Chapter 3 Map and thinking points: Unregistered land

Unregistered Land
Land Law: unregistered land diagram/map

The above diagram/map comprises four plots of land; title to all of whom is unregistered. Consider the following scenarios and the implications of each in this unregistered land context:

  1. The original owners of Bramble House and The cottage entered into a restrictive covenant under which the owners of The Cottage agreed that The Cottage would only be used for residential purposes and not to run a business from the land. Both Bramble House and The Cottage have since been sold to new owners and the new owners of The Cottage want to convert the land into a casino. The restrictive covenant was never registered but the new owners of Bramble House want to enforce it.
  2. The owners of Bramble House have just sold Ye Olde Shoppe to local buyers. As if from nowhere, Sid, has come forward to argue that he has an equitable interest in Ye Olde Shoppe that is now binding on the new owners. Sid argues he contributed to the original purchase of Ye Olde Shoppe and that his interest is enforceable against the new owners.                                     
  3. The new owners of the Cottage granted to Dina, a friend, an option to purchase Rose Lodge which is a separate plot of land is behind The Cottage. This option was not registered and now the owners of The Cottage regret ever having granted the option and, so, to deceive Dina, gifted Rose Lodge quickly to an acquaintance. Dina wants to enforce the option but the owners of The Cottage refuse to accept it is enforceable against them.

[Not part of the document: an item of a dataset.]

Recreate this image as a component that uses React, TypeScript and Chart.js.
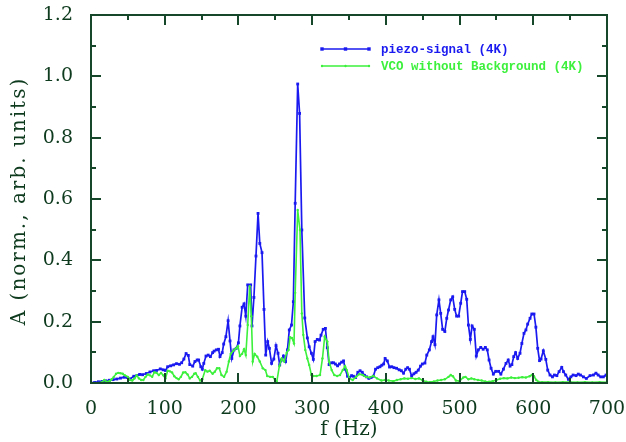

  1. In unregistered land, a restrictive covenant can be registered as a Class D(ii) Land Charge under the LCA 1972, s2. If registered, registration would constitute actual notice (s198 of the LPA 1925) would thus the covenant would be binding on anyone purchasing the land (including the new owners of The Cottage). However, this covenant was not registered. What is the effect of this? We look to s4(6) of the LCA 1927 which tells us that unregistered Class D(ii) land charge will be void against a purchaser of a legal estate for money or money’s worth. Assuming, the owner owners of The Cottage purchased the land for a financial sum, the covenant is therefore unenforceable and they can run a casino.
  2. Sid’s equitable, contribution-based interest cannot be registered as a Land Charge under the LCA 1972. If the new owners of the land paid purchase monies to two or more trustees (which we might assume they did), then any equitable interest Sid may have had will have been overreached (ss2(2) and 27 LPA 1925). If overreaching has not taken place, we fall back on the doctrine of notice and must ask if the new owners of Ye Olde Shoppe are ‘Equity’s Darling’. This will involve considering if they are bona fide purchasers of the legal estate in Ye Olde Shoppe for value without notice of Sid’s interest. The issue here may be whether they had constructive notice of Sid’s interest (there is no evidence of actual or imputed notice). Ought they to have known? What might visits to the land have revealed? If they are fixed with constructive notice, the new owners will be bound by Sid’s interest. If not, they will take the land free of his interest.
  3. An option to purchase is an estate contract that can be registered as a Class C(iv) Land Charge under the LCA 1972. Registration has not taken place. The effect of non-registration for Class C(iv) Land Charges (estate contracts) is again governed by s4(6) of the LCA 1972. This means that the option will be void against a purchaser of a legal estate for money or money’s worth. Assuming, from the facts, that the new owner of Rose Lodge was not a purchaser of the land (we are told the land was ‘gifted’ to an acquaintance), then the test in s4(6) is not satisfied, the option is not void and is therefore enforceable.